Naturally, the dwellers between Ashokan and the sea have an interest
in the way this flood is held in leash. There are five and a half
miles of dams and dikes. The first line of defense is a line of
boulders embedded in concrete and a hundred and ninety feet thick at
the base, two hundred and forty feet high, and a thousand long. The
entire dam is a mile long.
The second line, of nearly five miles, is a dike whose heart is of
concrete, its flesh of earth pressed almost to the consistency of
granite. This runs along the south. To the east are other dikes. On
the west and north the Catskills form a wall rising abruptly from the
plain of three thousand feet.
Around this lake the State has built a road of great beauty. The
construction and the setting are beautiful beyond the first visit to
comprehend. Already its magnificence is known, and soon will be
justly famous. When the trees that are planted have grown, and when
the edges of the lake will have taken to themselves a wildness
consonant to the mountain setting, then the forty mile circle will
have become a part of every motorist's itinerary.
The Kingston people and the inhabitants of the by-lying villages must
feel themselves translated, after so long staring across a waterless
plain. With mountain-ranges, vistas of ravines, pine-covered points,
waters sacred to the sun and forever free from spoliation, the white
rites of the "veiled women" in the beautiful aeration
plant, the simple and straightforward architecture of spillway and
dividing weir, and ever the ribbon of road against the hills, --
nothing more is needed to minister to the eye.

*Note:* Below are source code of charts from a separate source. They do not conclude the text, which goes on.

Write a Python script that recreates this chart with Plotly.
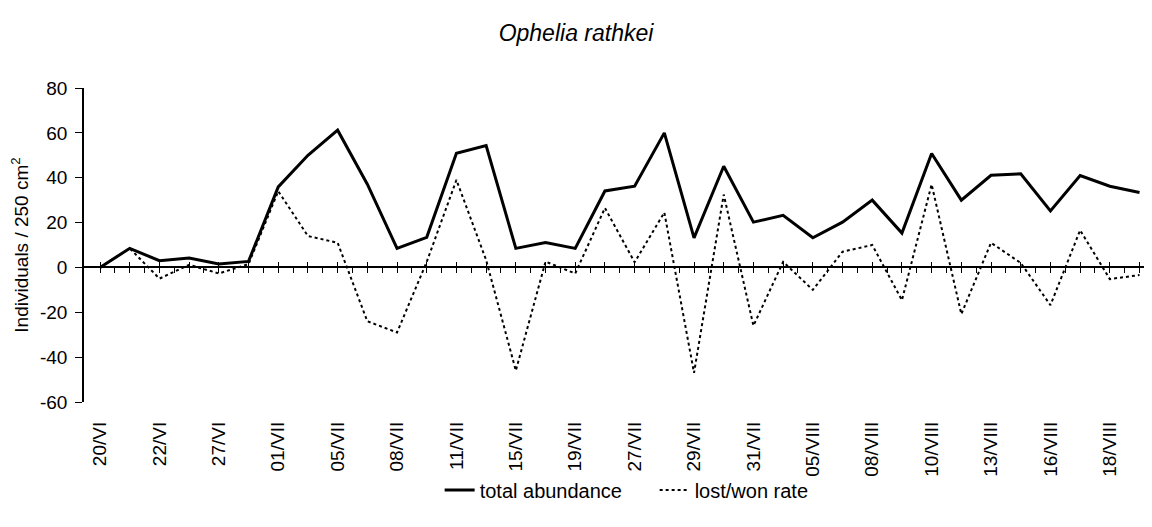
import plotly.graph_objects as go

# sampling dates (label shown on every second sample)
date_labels = ["20/VI", "22/VI", "27/VI", "01/VII", "05/VII", "08/VII", "11/VII",
               "15/VII", "19/VII", "27/VII", "29/VII", "31/VII", "05/VIII",
               "08/VIII", "10/VIII", "13/VIII", "16/VIII", "18/VIII"]

total_abundance = [0, 8.5, 3, 4.2, 1.5, 2.7, 35.9, 50, 61.2, 37.1, 8.5, 13.4,
                   50.9, 54.3, 8.5, 11.1, 8.5, 34.1, 36.2, 60, 13.2, 45.1, 20.2, 23.2,
                   13.2, 20.2, 30, 15.3, 50.8, 30, 41.1, 41.7, 25.2, 41, 36.2, 33.4]

lost_won_rate = [0, 8.5, -5, 1.2, -2.7, 1.5, 34, 14, 11, -24, -29, 2.5,
                 39, 3.3, -46, 2.6, -2.7, 26.5, 2.3, 24.5, -47, 32.5, -26, 2.5,
                 -10, 7, 10, -14.6, 37, -20.8, 11, 2, -16.8, 16.6, -5.2, -3.4]

y_ticks = [-60, -40, -20, 0, 20, 40, 60, 80]

x = list(range(len(total_abundance)))
label_pos = [2 * i for i in range(len(date_labels))]
half_steps = [i / 2 for i in range(2 * len(x) - 1)]

FONT = "Liberation Sans, Arial, sans-serif"
# page body has an 8px margin, so the figure is a bit smaller than the window
W, H = 1144, 519
x_range = [-0.54, 35.42]
y_lo, y_hi = y_ticks[0], y_ticks[-1]
zero_pos = (0 - y_lo) / (y_hi - y_lo)

fig = go.Figure()
fig.add_trace(go.Scatter(x=x, y=total_abundance, mode="lines", name="total abundance",
                         line=dict(color="black", width=3)))
fig.add_trace(go.Scatter(x=x, y=lost_won_rate, mode="lines", name="lost/won rate",
                         line=dict(color="black", width=2, dash="3px,3px")))

fig.update_layout(
    width=W, height=H,
    margin=dict(l=76, r=0, t=80, b=125),
    paper_bgcolor="white", plot_bgcolor="white",
    font=dict(family=FONT, size=19, color="black"),
    title=dict(text="<i>Ophelia rathkei</i>", x=568 / W, xref="container", xanchor="center",
               y=1 - 25 / H, yanchor="middle", font=dict(size=23)),
    showlegend=True,
    legend=dict(orientation="h", x=0.333, xanchor="left", y=-0.28, yanchor="middle",
                entrywidth=170, entrywidthmode="pixels",
                font=dict(size=20), bgcolor="rgba(0,0,0,0)"),
    xaxis=dict(range=x_range, tickmode="array", tickvals=label_pos, ticktext=date_labels,
               tickangle=-90, ticks="", showline=False, showgrid=False, zeroline=False,
               ticklabelstandoff=15, tickfont=dict(size=19), automargin=False),
    xaxis2=dict(overlaying="x", anchor="free", position=zero_pos, side="bottom",
                range=x_range, tickmode="array", tickvals=half_steps, ticks="outside",
                ticklen=5, tickwidth=1, tickcolor="black", showticklabels=False,
                showline=True, linecolor="black", linewidth=1.5, showgrid=False,
                zeroline=False, automargin=False),
    xaxis3=dict(overlaying="x", anchor="free", position=zero_pos, side="top",
                range=x_range, tickmode="array", tickvals=x, ticks="outside",
                ticklen=5, tickwidth=1, tickcolor="black", showticklabels=False,
                showline=False, showgrid=False, zeroline=False, automargin=False),
    yaxis=dict(range=[y_lo, y_hi], tickmode="array", tickvals=y_ticks,
               ticktext=[str(v) for v in y_ticks], ticks="outside", ticklen=7,
               tickwidth=1, tickcolor="black", showline=True, linecolor="black",
               linewidth=1.5, showgrid=False, zeroline=False, ticklabelstandoff=4,
               tickfont=dict(size=19), automargin=False,
               title=dict(text="Individuals / 250 cm<sup>2</sup>", standoff=8,
                          font=dict(size=19))),
)

# invisible traces so the extra axes get drawn
fig.add_trace(go.Scatter(x=[0], y=[0], xaxis="x2", mode="markers",
                         marker=dict(opacity=0), showlegend=False, hoverinfo="skip"))
fig.add_trace(go.Scatter(x=[0], y=[0], xaxis="x3", mode="markers",
                         marker=dict(opacity=0), showlegend=False, hoverinfo="skip"))

fig.write_html("out.html")
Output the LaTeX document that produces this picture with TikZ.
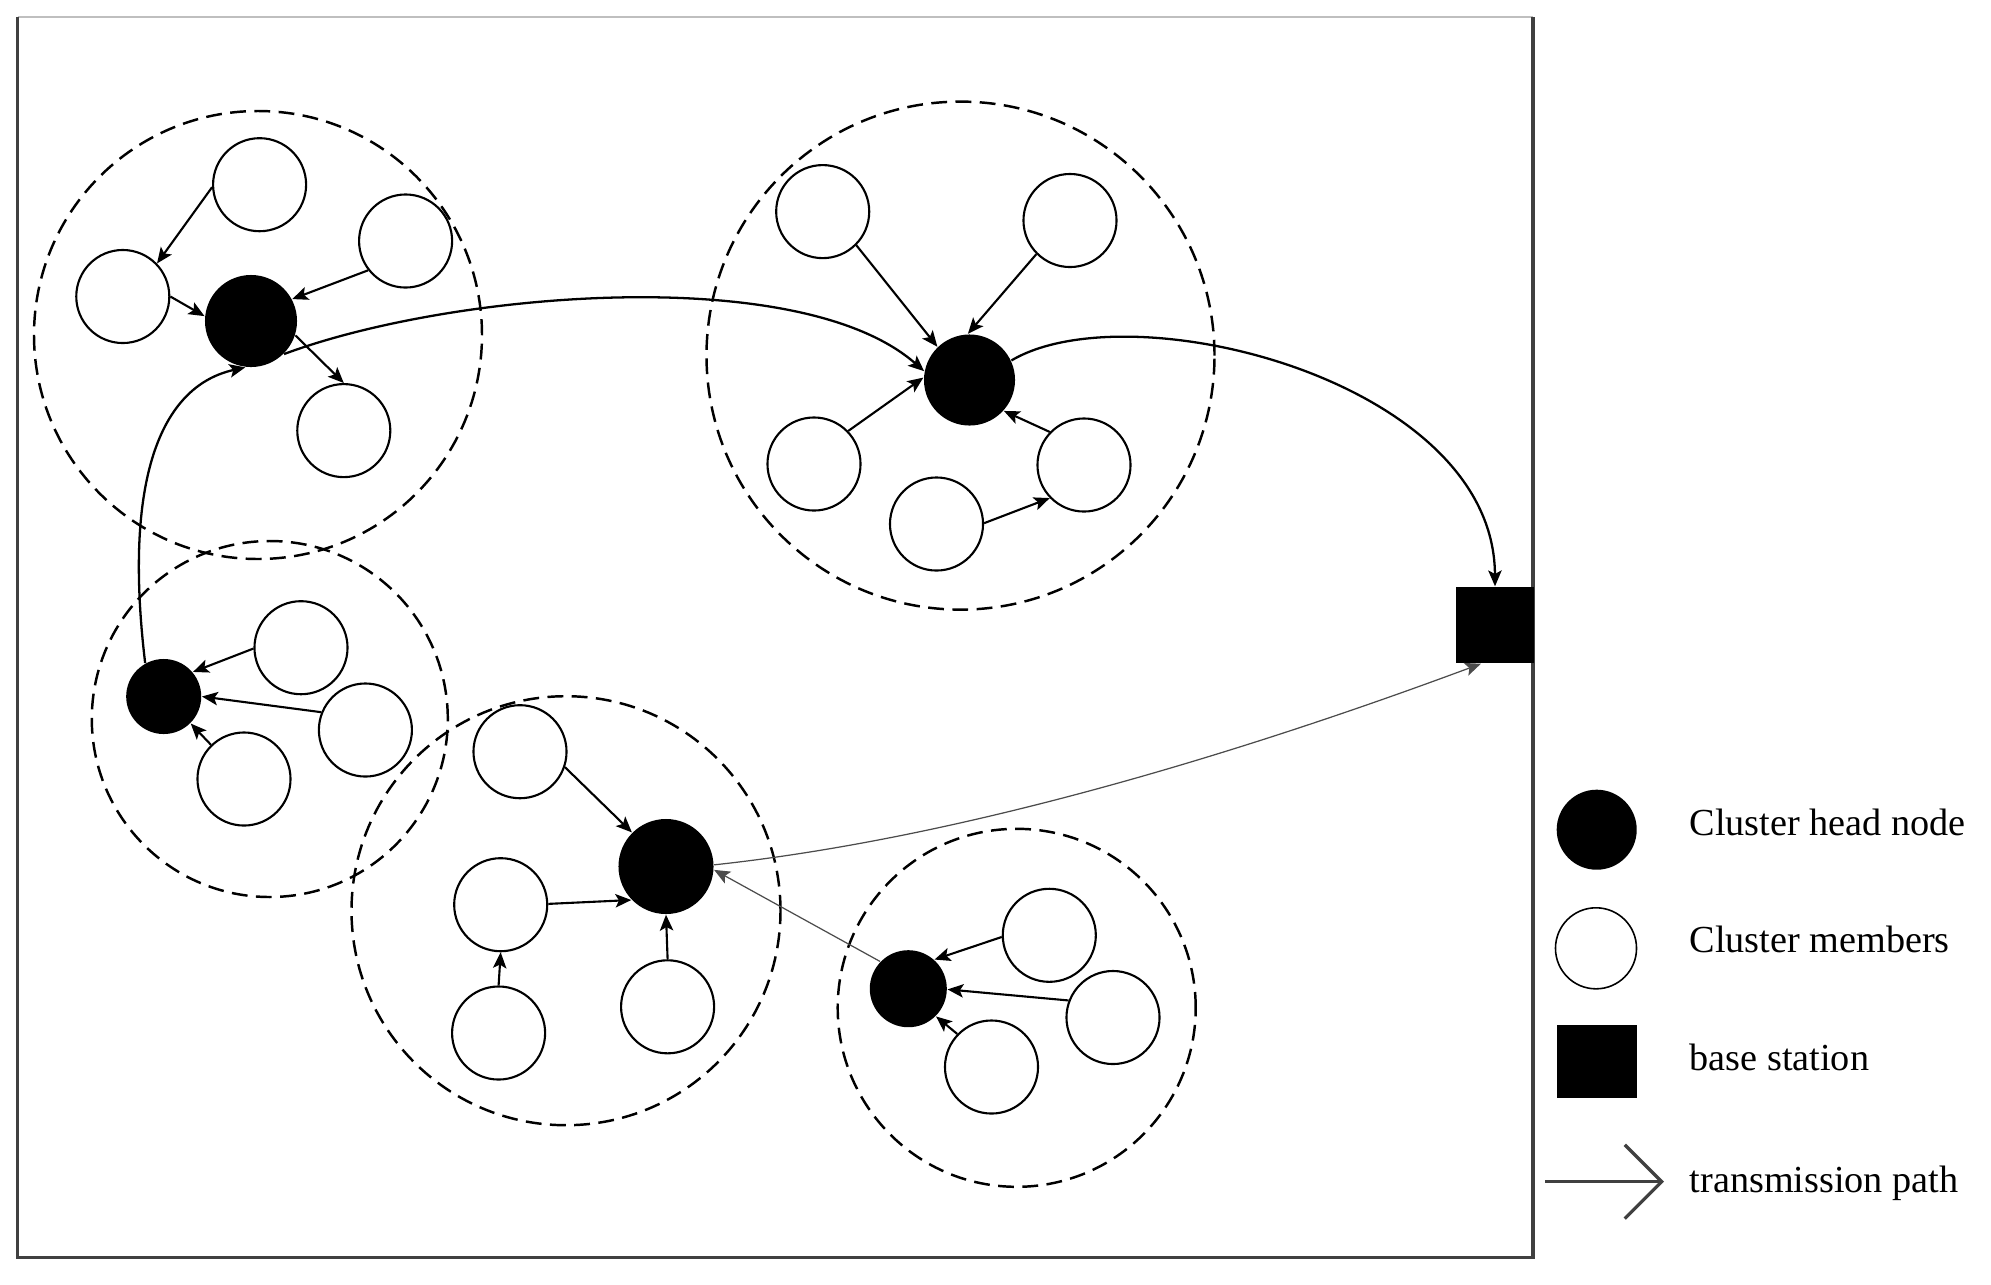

There is much more than the eye can ever perceive implied in the
accomplishment of this work. It spells the highest sort of
triumph-popular cooperation with the genius of science. It forecasts
a wise middle life for our century, which is so rampant in its adolescence.
It is this triumph of civic enterprise that offsets the failure of
brotherhood abroad, in a measure. New York's great parks and roads
and citizen activities mean more than the things themselves. It is
something to have insured New York City's water supply. It is
something far greater to have employed thousands of men and handled
millions of public money without political scandal and without a
strike. Thanks to model conditions of housing, sanitation, food, and
recreation, the army of workmen preserved an unprecedented morale.
The morrow, we are told, belongs to the masses in their own right,
and not as a gift from the few. New York State has shown the short
cut to this morrow by using the faithful labor of the many, under the
direction of the few, for the good of all.
The scheme for New York's water-supply cannot stop with the Ashokan.
At Gilboa they are utilizing the Schoharie water, which will flow
beneath the mountains and into the Esopus at Shandaken. The other
Catskill water-sheds, the Rondout and Catskill, with their three
hundred square miles, will probably be added to the five hundred and
sixty-five of the Esopus and Schoharie. And then the Adirondacks!
Eventually the Catskills will be an immense pleasure park, as much of
the Adirondack forest is now, set aside for the health, wealth, and
happiness of the entire East. This does not mean that ancient
settlers will be disinherited, nor that the timber, the game, the
berries, and the fish cannot be used. It means that the great
encircling populations will have a place, large as luxury and rich as
nature, to recuperate in, where vandalism shall not intrude, and
where such things as constitute the commonwealth may be enjoyed by
all. May the Empire State continue to exercise her prerogatives as
wisely as she has begun!
We had sat for a while looking at the white lake stretched below us
before Brute asked:
"How many High Points is this we've been up?
"About five."
"Well, I suggest that we do a little mountainnaming ourselves.
This grand-stand mountain is a kind of reserved seat for the
Reservoir show, and I call it plumb foolish to mix it up with all the
other High Points and High Peaks. What shall we christen it?"
"It is the lake's mountain," I suggested. "But we
can't smash champagne or liberate a dove."
"There's the bug dope. We might christen it with citronella."
But something better offered. Picking up the coffee-pot, Brute stood
in a reverential attitude by the "topmost rock," on which
he poured what remained of breakfast, saying:
"With these grounds I dub thee Mount Ashokan."
And so I hope the Lord High Surveyor may put it down.